◆ Given exercise:
Write out the lines from the top of the material through the line with "import plotly.graph_objects as go", exactly and with nothing added.

"""

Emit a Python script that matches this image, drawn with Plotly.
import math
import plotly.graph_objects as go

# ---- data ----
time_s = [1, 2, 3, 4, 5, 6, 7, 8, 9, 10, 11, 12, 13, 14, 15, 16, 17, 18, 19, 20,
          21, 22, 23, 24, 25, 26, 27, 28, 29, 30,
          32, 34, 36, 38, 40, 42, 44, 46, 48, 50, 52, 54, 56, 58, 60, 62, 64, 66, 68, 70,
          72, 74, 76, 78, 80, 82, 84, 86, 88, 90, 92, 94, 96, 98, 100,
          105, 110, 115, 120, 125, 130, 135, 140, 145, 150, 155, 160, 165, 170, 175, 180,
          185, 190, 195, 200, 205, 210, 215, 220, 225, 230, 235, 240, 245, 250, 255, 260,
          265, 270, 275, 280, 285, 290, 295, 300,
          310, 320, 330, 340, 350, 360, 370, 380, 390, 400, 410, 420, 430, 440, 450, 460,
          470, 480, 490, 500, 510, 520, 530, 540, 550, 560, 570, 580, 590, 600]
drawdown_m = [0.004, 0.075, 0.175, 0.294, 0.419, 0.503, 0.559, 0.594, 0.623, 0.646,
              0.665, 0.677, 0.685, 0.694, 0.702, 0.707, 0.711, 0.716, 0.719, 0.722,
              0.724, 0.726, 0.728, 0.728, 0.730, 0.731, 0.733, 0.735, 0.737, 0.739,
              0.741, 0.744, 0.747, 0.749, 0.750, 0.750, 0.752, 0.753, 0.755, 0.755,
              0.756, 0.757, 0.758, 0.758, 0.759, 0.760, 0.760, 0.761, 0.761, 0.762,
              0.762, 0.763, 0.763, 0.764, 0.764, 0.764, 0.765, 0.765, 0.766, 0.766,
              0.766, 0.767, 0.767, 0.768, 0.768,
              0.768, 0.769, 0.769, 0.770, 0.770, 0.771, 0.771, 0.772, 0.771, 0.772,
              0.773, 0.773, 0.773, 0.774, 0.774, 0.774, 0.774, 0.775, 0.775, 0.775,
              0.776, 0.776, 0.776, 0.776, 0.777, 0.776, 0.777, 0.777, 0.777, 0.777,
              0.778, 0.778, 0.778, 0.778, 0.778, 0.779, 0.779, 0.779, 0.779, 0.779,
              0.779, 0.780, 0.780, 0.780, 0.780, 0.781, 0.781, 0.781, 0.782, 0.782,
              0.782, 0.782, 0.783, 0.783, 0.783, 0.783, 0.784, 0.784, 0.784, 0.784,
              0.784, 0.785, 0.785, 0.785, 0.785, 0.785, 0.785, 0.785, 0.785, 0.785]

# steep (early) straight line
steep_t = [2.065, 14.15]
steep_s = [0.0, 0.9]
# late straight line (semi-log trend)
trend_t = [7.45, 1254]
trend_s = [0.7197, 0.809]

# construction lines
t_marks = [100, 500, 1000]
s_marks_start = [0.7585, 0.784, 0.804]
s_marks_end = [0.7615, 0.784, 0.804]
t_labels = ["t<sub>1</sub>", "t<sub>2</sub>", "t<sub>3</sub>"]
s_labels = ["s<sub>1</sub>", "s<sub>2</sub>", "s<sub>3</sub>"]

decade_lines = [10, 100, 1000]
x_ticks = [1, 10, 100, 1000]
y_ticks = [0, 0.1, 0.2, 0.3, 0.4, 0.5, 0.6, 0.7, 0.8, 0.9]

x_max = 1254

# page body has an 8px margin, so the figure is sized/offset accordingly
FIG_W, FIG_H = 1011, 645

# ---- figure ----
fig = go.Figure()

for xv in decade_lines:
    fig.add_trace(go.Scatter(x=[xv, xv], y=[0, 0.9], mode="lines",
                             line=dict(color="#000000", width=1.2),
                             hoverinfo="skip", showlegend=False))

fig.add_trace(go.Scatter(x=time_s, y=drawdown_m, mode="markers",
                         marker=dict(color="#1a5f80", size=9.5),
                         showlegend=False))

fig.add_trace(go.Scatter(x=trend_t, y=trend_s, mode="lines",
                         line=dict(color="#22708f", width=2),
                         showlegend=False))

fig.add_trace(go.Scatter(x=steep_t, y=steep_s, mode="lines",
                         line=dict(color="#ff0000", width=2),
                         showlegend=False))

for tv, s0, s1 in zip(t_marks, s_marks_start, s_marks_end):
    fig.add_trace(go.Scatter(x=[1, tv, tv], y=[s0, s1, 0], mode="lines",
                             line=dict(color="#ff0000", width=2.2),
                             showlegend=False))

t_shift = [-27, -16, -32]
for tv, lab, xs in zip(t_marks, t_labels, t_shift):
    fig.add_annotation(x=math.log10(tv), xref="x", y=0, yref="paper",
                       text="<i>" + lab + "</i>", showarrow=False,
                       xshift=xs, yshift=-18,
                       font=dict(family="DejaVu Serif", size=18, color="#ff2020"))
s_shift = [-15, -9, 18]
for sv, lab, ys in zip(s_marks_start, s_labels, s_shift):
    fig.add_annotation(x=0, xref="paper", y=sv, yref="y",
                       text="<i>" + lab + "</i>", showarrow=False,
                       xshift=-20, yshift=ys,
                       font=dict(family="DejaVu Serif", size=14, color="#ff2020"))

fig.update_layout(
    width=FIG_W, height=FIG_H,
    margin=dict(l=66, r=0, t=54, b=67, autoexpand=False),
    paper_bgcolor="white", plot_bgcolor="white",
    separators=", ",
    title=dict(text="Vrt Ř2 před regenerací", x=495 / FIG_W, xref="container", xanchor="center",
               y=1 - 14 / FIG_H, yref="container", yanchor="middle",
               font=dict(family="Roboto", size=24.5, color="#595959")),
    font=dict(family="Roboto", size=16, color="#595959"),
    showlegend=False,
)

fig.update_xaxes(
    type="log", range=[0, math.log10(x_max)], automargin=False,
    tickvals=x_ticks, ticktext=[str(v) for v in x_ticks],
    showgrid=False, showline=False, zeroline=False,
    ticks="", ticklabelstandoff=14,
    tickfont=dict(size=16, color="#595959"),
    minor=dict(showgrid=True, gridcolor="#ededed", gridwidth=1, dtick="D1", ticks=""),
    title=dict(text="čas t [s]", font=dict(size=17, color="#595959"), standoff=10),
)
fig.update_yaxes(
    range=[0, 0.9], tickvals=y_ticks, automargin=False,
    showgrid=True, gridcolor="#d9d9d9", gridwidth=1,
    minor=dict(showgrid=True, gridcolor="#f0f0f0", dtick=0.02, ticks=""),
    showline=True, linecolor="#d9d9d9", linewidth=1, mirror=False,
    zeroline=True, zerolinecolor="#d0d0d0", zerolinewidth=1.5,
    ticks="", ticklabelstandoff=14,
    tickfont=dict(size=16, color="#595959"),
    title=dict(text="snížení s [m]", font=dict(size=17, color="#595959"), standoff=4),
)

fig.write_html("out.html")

"""

◆ Exercise response:
Emit a Python script that matches this image, drawn with Plotly.
import math
import plotly.graph_objects as go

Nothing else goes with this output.